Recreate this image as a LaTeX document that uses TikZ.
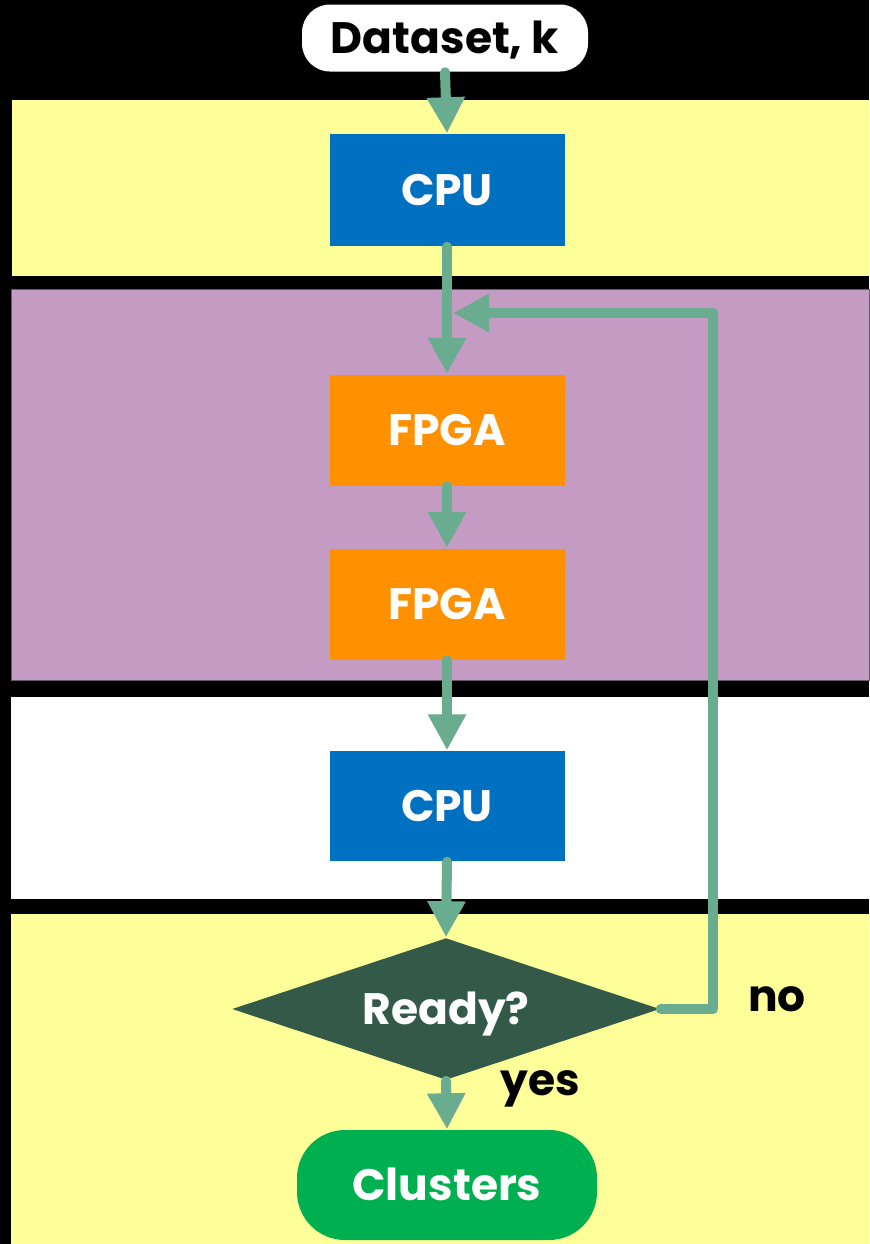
\documentclass[tikz,border=0pt]{standalone}
\usepackage{fontspec}
\setmainfont{Poppins}
\usetikzlibrary{arrows.meta,shapes.geometric,positioning}
\definecolor{bandyellow}{HTML}{FFFF99}
\definecolor{bandpurple}{HTML}{C49CC3}
\definecolor{cpublue}{HTML}{0070C0}
\definecolor{fpgaorange}{HTML}{FF9000}
\definecolor{decisiongreen}{HTML}{335A48}
\definecolor{flowgreen}{HTML}{6AAC8F}
\definecolor{endgreen}{HTML}{00B050}
\tikzset{every picture/.style={line width=0.75pt}}

\begin{document}
\begin{tikzpicture}[x=0.5pt,y=-0.5pt,
    label font/.style={font=\fontsize{22}{26}\selectfont\bfseries, text height=15.5pt, text depth=0pt},
    procbox/.style={label font, text=white, inner sep=0pt, minimum width=117.5pt, minimum height=56pt},
    flow/.style={line width=5pt, flowgreen, line cap=round, line join=round,
        -{Triangle[length=18pt,width=18pt]}}]
    % 背景与分区
    \fill[black] (0,0) rectangle (869,1244);
    \useasboundingbox (0,0) rectangle (869,1244);
    \fill[bandyellow] (12,100) rectangle (869,276);
    \filldraw[fill=bandpurple, draw=bandpurple!55!black, line width=0.5pt] (11,289) rectangle (869,680);
    \fill[white] (11,697) rectangle (869,899);
    \fill[bandyellow] (11,914) rectangle (869,1244);

    % 节点
    \node[label font, fill=white, rounded corners=14pt, minimum width=143pt, minimum height=33.5pt, inner sep=0pt]
        (data) at (445,38) {Dataset, k};
    \node[procbox, fill=cpublue] (cpuA) at (447,190) {CPU};
    \node[procbox, fill=fpgaorange, minimum height=55.5pt] (fpgaA) at (447,430) {FPGA};
    \node[procbox, fill=fpgaorange, minimum height=55.5pt] (fpgaB) at (447,604) {FPGA};
    \node[procbox, fill=cpublue, minimum height=55pt] (cpuB) at (447,806) {CPU};
    \node[label font, text=white, diamond, fill=decisiongreen, aspect=3, inner sep=0pt,
        minimum width=214pt, minimum height=71pt] (ready) at (446,1009) {Ready?};
    \node[label font, text=white, fill=endgreen, rounded corners=24pt, inner sep=0pt,
        minimum width=150pt, minimum height=55pt] (clusters) at (447,1185) {Clusters};

    % 标注
    \node[label font] (no) at (777,996) {no};
    \node[label font] (yes) at (540,1080) {yes};

    % 连线
    \coordinate (turn) at (713,313);
    \coordinate (join) at (453,313);
    \draw[flow] (data.south) -- (cpuA.north);
    \draw[flow] (cpuA.south) -- (fpgaA.north);
    \draw[flow] (fpgaA.south) -- (fpgaB.north);
    \draw[flow] (fpgaB.south) -- (cpuB.north);
    \draw[flow] (cpuB.south) -- (ready.north);
    \draw[flow] (ready.south) -- (clusters.north);
    \draw[flow] (ready.east) -| (turn) -- (join);
\end{tikzpicture}
\end{document}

........

## [Exercise instructions]
Could you repeat all of the material exactly? Pictures should not be copied.

## [Answer for the task]
Recreate this image as a LaTeX document that uses TikZ.
\documentclass[tikz,border=0pt]{standalone}
\usepackage{fontspec}
\setmainfont{Poppins}
\usetikzlibrary{arrows.meta,shapes.geometric,positioning}
\definecolor{bandyellow}{HTML}{FFFF99}
\definecolor{bandpurple}{HTML}{C49CC3}
\definecolor{cpublue}{HTML}{0070C0}
\definecolor{fpgaorange}{HTML}{FF9000}
\definecolor{decisiongreen}{HTML}{335A48}
\definecolor{flowgreen}{HTML}{6AAC8F}
\definecolor{endgreen}{HTML}{00B050}
\tikzset{every picture/.style={line width=0.75pt}}

\begin{document}
\begin{tikzpicture}[x=0.5pt,y=-0.5pt,
    label font/.style={font=\fontsize{22}{26}\selectfont\bfseries, text height=15.5pt, text depth=0pt},
    procbox/.style={label font, text=white, inner sep=0pt, minimum width=117.5pt, minimum height=56pt},
    flow/.style={line width=5pt, flowgreen, line cap=round, line join=round,
        -{Triangle[length=18pt,width=18pt]}}]
    % 背景与分区
    \fill[black] (0,0) rectangle (869,1244);
    \useasboundingbox (0,0) rectangle (869,1244);
    \fill[bandyellow] (12,100) rectangle (869,276);
    \filldraw[fill=bandpurple, draw=bandpurple!55!black, line width=0.5pt] (11,289) rectangle (869,680);
    \fill[white] (11,697) rectangle (869,899);
    \fill[bandyellow] (11,914) rectangle (869,1244);

    % 节点
    \node[label font, fill=white, rounded corners=14pt, minimum width=143pt, minimum height=33.5pt, inner sep=0pt]
        (data) at (445,38) {Dataset, k};
    \node[procbox, fill=cpublue] (cpuA) at (447,190) {CPU};
    \node[procbox, fill=fpgaorange, minimum height=55.5pt] (fpgaA) at (447,430) {FPGA};
    \node[procbox, fill=fpgaorange, minimum height=55.5pt] (fpgaB) at (447,604) {FPGA};
    \node[procbox, fill=cpublue, minimum height=55pt] (cpuB) at (447,806) {CPU};
    \node[label font, text=white, diamond, fill=decisiongreen, aspect=3, inner sep=0pt,
        minimum width=214pt, minimum height=71pt] (ready) at (446,1009) {Ready?};
    \node[label font, text=white, fill=endgreen, rounded corners=24pt, inner sep=0pt,
        minimum width=150pt, minimum height=55pt] (clusters) at (447,1185) {Clusters};

    % 标注
    \node[label font] (no) at (777,996) {no};
    \node[label font] (yes) at (540,1080) {yes};

    % 连线
    \coordinate (turn) at (713,313);
    \coordinate (join) at (453,313);
    \draw[flow] (data.south) -- (cpuA.north);
    \draw[flow] (cpuA.south) -- (fpgaA.north);
    \draw[flow] (fpgaA.south) -- (fpgaB.north);
    \draw[flow] (fpgaB.south) -- (cpuB.north);
    \draw[flow] (cpuB.south) -- (ready.north);
    \draw[flow] (ready.south) -- (clusters.north);
    \draw[flow] (ready.east) -| (turn) -- (join);
\end{tikzpicture}
\end{document}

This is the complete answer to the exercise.